No dia 07 de maio de 2019 levamos a oficina ao Centro de Ensino Médio Elefante Branco (CEMEB) e ali notamos alunos engajados em questões complexas da sociedade e com um ideal político e social bastante definidos, muitas vezes transparecendo a polarização política que vivemos hoje.


Os efeitos da polarização ficaram claros nos dois grupos trabalhados na turma de terceiro ano, pela manhã. O grupo azul foi formado por rapazes, em sua maioria, que apesar de estudarem em uma escola pública com um padrão alto de estrutura e de ensino, defendiam uma sociedade de mercado, onde não havia serviço público gratuito e que seria comandado por empresas capitalistas, em resumo, defendiam o anarco-capitalismo. O grupo vermelho era formado em sua maioria por meninas, que defendiam uma sociedade de bem-estar social onde, segundo elas, “o socialismo deu certo”. Uma sociedade de políticas públicas de qualidade e que busca a igualdade de direitos, inclusive de minorias.

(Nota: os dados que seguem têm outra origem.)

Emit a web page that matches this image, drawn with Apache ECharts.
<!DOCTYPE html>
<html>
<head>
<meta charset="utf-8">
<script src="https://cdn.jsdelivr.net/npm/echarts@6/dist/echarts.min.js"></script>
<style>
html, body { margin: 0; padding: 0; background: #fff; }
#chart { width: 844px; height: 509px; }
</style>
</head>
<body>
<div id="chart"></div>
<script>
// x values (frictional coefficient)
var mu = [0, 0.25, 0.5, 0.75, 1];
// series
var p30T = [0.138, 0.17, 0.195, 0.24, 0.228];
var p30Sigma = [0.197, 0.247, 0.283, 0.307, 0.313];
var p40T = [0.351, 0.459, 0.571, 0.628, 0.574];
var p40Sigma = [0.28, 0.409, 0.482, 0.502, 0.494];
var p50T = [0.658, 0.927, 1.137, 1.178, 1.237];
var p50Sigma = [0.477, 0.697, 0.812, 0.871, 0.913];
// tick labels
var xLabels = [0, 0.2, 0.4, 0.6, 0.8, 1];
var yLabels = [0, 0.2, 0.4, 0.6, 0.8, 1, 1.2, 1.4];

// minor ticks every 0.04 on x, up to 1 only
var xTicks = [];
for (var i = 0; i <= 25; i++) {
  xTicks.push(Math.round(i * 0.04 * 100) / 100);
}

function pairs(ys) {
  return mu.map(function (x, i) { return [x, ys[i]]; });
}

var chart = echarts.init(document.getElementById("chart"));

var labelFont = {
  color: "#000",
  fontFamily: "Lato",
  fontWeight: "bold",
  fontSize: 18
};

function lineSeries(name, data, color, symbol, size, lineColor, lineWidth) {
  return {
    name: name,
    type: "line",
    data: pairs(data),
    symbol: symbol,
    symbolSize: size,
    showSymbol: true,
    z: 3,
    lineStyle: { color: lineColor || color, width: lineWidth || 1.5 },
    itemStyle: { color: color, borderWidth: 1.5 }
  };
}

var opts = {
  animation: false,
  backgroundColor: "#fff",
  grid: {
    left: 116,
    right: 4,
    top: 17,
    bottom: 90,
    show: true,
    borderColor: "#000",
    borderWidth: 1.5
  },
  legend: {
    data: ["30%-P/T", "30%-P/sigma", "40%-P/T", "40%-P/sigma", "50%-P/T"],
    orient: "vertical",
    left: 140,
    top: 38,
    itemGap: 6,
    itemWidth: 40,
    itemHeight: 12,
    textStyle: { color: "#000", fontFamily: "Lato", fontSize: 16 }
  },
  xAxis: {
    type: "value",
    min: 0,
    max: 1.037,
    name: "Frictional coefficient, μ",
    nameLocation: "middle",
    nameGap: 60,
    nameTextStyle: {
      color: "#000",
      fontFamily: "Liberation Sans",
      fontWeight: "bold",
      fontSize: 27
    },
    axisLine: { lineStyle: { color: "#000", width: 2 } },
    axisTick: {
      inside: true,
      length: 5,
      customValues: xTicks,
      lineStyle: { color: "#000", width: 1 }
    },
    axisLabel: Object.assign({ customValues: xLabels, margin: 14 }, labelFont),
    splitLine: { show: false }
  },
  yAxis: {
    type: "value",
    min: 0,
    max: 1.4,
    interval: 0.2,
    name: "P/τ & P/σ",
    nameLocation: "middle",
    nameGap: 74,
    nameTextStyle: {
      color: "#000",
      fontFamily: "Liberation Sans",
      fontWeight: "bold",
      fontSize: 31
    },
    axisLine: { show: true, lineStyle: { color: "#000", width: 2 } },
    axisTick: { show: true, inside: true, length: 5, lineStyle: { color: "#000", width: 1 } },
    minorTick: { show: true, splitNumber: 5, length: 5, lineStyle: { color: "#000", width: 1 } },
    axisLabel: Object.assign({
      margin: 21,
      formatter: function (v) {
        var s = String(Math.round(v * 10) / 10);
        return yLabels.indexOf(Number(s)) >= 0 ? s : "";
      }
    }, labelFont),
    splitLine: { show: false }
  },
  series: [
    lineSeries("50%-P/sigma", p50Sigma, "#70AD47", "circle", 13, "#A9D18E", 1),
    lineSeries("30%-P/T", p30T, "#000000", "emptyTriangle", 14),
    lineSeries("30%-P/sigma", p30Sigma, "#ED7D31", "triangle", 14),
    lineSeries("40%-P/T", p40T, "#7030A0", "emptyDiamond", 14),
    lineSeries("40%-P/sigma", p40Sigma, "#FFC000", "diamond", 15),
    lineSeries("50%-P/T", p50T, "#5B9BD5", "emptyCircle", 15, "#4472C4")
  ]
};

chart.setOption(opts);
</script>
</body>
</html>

Dentro do segundo grupo, numa espécie de “puxadinho”, estava o Ricardo que, insatisfeito por ter sido excluído, criou seu reinado dentro do mapa vermelho. Sobre ele discutiremos mais tarde.



Essa polarização entre grupo azul e vermelho não é uma coincidência, mas um espelho da sociedade brasileira, dividida entre direita e esquerda, conservadores e progressistas. Afinal as “crianças” estão inseridas nesse contexto e são diretamente influenciadas por esse novo imaginário, que indiretamente domina o pensamento e conduz o sujeito por um caminho de falsas liberdades de agir e pensar, causando um bloqueio da imaginação de novas políticas e ciências.

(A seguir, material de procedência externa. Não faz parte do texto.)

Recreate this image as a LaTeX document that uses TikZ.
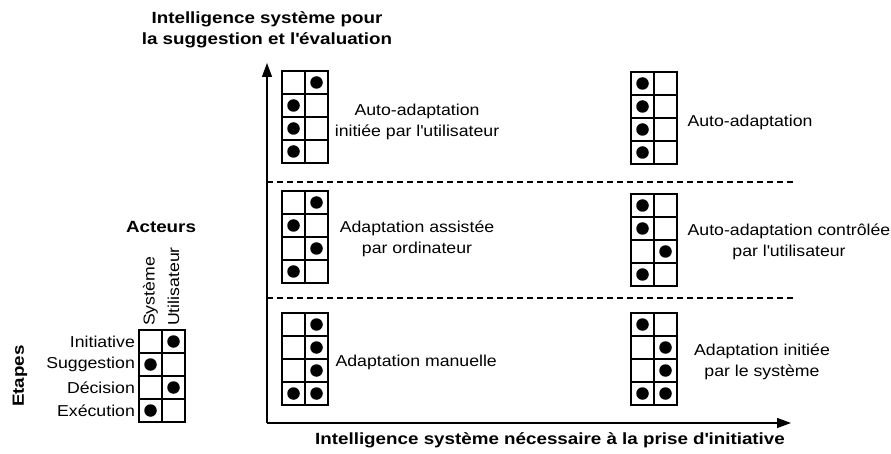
\documentclass[tikz,border=0pt]{standalone}
\usepackage{fontspec}
\setmainfont{Liberation Sans}[FakeStretch=1.12, BoldFeatures={FakeStretch=1.16}]
\usetikzlibrary{arrows.meta}

\tikzset{
  cell/.style={draw, line width=1.2pt, minimum size=23pt, inner sep=0pt},
  dot/.style={circle, fill=black, inner sep=0pt, minimum size=12.5pt},
  axis/.style={line width=1.3pt, -{Triangle[length=14pt,width=10pt]}},
  sep/.style={line width=1.1pt, dash pattern=on 6pt off 4pt},
  lab/.style={align=center, font=\fontsize{15.8}{21.5}\selectfont},
  titre/.style={align=center, font=\fontsize{16.2}{21}\selectfont\bfseries}
}

\begin{document}
\begin{tikzpicture}[x=1pt, y=-1pt]
            \useasboundingbox (0,0) rectangle (891,454);

            % axes
            \coordinate (origin) at (267,423);
            \coordinate (ytip) at (267,63);
            \coordinate (xtip) at (791,423);
            \draw[axis] (origin) -- (ytip);
            \draw[axis] (origin) -- (xtip);
            \coordinate (sep1a) at (267,182);
            \coordinate (sep1b) at (795,182);
            \coordinate (sep2a) at (267,298);
            \coordinate (sep2b) at (795,298);
            \draw[sep] (sep1a) -- (sep1b);
            \draw[sep] (sep2a) -- (sep2b);

            \node[titre] (ytitle) at (267,30) {Intelligence système pour\\la suggestion et l\textquotesingle évaluation};
            \node[titre] (xtitle) at (550,440) {Intelligence système nécessaire à la prise d\textquotesingle initiative};

            % grilles 2x4
            \foreach \g/\x/\y in {leg/139/330, tl/282/71, tr/631/72, ml/282/191, mr/631/194, bl/282/313, br/631/313}
              \foreach \r in {1,...,4}
                \foreach \c in {1,2}
                  \node[cell] (\g-\r-\c) at ({\x+23*\c-11.5},{\y+23*\r-11.5}) {};

            \foreach \p in {leg-1-2, leg-2-1, leg-3-2, leg-4-1,
                            tl-1-2, tl-2-1, tl-3-1, tl-4-1,
                            tr-1-1, tr-2-1, tr-3-1, tr-4-1,
                            ml-1-2, ml-2-1, ml-3-2, ml-4-1,
                            mr-1-1, mr-2-1, mr-3-2, mr-4-1,
                            bl-1-2, bl-2-2, bl-3-2, bl-4-1, bl-4-2,
                            br-1-1, br-2-2, br-3-2, br-4-1, br-4-2}
              \node[dot] at (\p) {};

            % legende
            \node[titre] (acteurs) at (161,227) {Acteurs};
            \node[lab, rotate=90, anchor=west] (sys) at (leg-1-1.north) {Système};
            \node[lab, rotate=90, anchor=west] (util) at (leg-1-2.north) {Utilisateur};
            \node[lab, anchor=east] (ini) at (leg-1-1.west) {Initiative};
            \node[lab, anchor=east] (sug) at (leg-2-1.west) {Suggestion};
            \node[lab, anchor=east] (dec) at (leg-3-1.west) {Décision};
            \node[lab, anchor=east] (exe) at (leg-4-1.west) {Exécution};
            \node[titre, rotate=90] (etapes) at (20,376) {Etapes};

            % libelles
            \node[lab] (autoutil) at (417,122) {Auto-adaptation\\initiée par l\textquotesingle utilisateur};
            \node[lab, anchor=west] (auto) at (684,122) {Auto-adaptation};
            \node[lab] (assist) at (417,239) {Adaptation assistée\\par ordinateur};
            \node[lab] (control) at (789,242) {Auto-adaptation contrôlée\\par l\textquotesingle utilisateur};
            \node[lab, anchor=west] (manuel) at (332,362) {Adaptation manuelle};
            \node[lab] (initsys) at (762,362) {Adaptation initiée\\par le système};

        \end{tikzpicture}
\end{document}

Existe um bloqueio na imaginação da utopia e o progresso proposto fica prejudicado. Ao criarem os mapas, as “crianças” esbarram nas carências vividas em suas cidades e o que deveria ser a proposta para um novo tornasse uma tentativa frustrada e rasa de corrigir suas necessidades, muitas vezes individuais. A crítica rasa não ocorre por falta de conhecimento ou capacidade cognitiva, mas porque os alunos, assim como nós, estão tão enraizados na dominação causada pela naturalização do sistema vivido, que se tornam vítimas da deficiência de imaginar sua existência social.

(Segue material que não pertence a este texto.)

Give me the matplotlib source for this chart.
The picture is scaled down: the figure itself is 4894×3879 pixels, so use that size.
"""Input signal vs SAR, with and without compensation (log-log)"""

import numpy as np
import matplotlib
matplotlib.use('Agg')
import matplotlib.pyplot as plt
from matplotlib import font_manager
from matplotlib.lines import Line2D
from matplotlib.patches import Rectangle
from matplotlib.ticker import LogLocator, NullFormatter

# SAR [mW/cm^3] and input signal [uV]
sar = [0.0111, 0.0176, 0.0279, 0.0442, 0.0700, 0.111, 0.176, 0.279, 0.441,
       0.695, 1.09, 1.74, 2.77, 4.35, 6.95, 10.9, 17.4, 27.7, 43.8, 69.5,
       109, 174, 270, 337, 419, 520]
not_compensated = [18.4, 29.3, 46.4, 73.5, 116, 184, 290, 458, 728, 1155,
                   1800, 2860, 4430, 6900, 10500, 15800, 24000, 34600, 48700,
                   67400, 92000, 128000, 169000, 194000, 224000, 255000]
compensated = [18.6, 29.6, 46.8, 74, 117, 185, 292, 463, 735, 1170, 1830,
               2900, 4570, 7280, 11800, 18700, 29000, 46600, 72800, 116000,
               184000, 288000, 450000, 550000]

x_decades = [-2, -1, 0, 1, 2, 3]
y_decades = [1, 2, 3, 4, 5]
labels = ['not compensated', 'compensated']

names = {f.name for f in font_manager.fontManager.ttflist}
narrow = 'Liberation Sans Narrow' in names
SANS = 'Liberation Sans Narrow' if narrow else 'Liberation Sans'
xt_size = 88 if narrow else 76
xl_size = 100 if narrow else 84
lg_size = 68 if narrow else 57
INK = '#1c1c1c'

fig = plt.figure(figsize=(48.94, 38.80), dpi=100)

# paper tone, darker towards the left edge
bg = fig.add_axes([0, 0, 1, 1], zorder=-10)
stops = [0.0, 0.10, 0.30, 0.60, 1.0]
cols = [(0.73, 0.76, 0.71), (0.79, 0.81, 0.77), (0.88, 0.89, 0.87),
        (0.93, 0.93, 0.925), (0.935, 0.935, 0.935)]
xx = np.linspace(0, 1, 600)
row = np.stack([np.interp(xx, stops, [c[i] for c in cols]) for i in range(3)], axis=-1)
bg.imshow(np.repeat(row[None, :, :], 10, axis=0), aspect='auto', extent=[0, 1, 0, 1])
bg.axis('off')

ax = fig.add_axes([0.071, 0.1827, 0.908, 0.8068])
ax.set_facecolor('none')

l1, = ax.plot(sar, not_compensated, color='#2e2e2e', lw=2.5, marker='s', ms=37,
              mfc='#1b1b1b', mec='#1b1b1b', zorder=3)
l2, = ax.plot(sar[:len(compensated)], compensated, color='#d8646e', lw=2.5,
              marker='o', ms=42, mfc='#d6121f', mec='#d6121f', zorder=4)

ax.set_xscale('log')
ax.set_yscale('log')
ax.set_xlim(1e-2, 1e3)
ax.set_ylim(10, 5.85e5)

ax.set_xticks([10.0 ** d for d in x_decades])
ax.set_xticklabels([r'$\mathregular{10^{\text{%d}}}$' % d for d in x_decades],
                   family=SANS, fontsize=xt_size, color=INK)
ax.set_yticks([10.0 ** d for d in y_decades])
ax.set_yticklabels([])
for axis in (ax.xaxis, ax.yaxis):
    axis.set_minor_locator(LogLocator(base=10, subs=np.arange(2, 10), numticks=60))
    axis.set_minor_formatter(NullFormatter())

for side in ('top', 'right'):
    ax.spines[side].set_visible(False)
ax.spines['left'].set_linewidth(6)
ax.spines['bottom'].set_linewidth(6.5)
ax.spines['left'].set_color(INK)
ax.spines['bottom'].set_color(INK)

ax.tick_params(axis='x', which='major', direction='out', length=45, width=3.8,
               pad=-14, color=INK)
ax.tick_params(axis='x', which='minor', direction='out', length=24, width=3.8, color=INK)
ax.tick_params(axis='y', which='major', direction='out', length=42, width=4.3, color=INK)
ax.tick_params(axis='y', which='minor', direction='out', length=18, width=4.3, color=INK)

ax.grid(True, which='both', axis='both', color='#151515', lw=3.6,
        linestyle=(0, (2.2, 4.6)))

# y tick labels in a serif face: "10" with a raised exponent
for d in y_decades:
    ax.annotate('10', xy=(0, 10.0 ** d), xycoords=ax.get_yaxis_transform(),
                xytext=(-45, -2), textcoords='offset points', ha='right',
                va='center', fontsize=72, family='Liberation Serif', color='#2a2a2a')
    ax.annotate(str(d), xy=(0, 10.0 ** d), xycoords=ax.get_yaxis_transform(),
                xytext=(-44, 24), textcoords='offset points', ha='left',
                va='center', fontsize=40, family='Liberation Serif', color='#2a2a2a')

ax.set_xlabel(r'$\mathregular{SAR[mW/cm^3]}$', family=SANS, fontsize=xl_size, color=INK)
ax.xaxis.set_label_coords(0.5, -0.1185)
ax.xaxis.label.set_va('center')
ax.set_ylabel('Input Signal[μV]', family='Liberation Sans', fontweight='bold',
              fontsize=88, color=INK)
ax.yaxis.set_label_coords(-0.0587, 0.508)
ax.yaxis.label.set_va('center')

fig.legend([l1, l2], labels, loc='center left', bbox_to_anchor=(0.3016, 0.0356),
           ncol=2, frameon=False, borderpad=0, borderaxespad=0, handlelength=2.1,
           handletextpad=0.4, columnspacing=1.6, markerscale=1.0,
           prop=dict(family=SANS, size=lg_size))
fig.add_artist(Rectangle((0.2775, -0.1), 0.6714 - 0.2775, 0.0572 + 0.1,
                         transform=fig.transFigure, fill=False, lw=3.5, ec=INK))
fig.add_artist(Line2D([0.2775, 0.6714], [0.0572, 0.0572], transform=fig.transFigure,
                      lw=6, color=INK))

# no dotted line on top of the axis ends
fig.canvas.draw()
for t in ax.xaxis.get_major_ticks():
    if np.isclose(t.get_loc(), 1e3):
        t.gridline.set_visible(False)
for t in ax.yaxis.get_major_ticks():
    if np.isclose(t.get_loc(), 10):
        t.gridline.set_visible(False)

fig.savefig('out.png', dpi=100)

Ao defenderem os mapas eles propõem “escola pública de qualidade”, “uma sociedade sem preconceito”, “empresas desenvolvidas” influenciados pelos discursos recebidos, mas não avançam quando são perguntados como fazer isso.


O império do Ricardo, levado pelo humor, tragicamente foi o único que apresentou início, meio e fim. Ele propôs uma terceira via dentro da polarização: uma monarquia governada por ele. E quando questionado sobre o funcionamento da sua cidade respondeu sabiamente às perguntas. Ele propôs uma monarquia onde seria rei e seu país seria sustentado pela exploração de pedras preciosas. Os trabalhadores não teriam acesso à educação, que seria restrita à realeza, que por sua vez estudaria para melhor servir o povo.


Para nós, que somos filhos da revolução, esse imaginário é tratado como um retrocesso, um crime contra o Estado Democrático de Direito e os direitos humanos. Nossa sociedade “democrática” e “livre” é a ideal. Mas será?


No final da oficina, uma colega perguntou a um dos alunos: “Você se sente pertencente à cidade onde vive?”. O choque do aluno diante da pergunta, e o impasse dos colegas em como desenvolver suas ideias, evidencia um bloqueio do imaginário social e da associação do indivíduo com o meio.


Se não nos sentimos pertencentes à cidade e da cidade, então a quem ela pertence? Quem dita a regra do jogo que jogamos e que insistentemente nos coloca como protagonistas sendo que na realidade não somos?


Ricardo se sente pertencente à cidade que criou, até se autoproclamou rei, e enquanto não tomarmos posse do ambiente social e da pólis essas perguntas ficarão cada vez mais difíceis de serem respondidas, e alguém ou algo tratará de responder no nosso lugar, da maneira como não gostaríamos.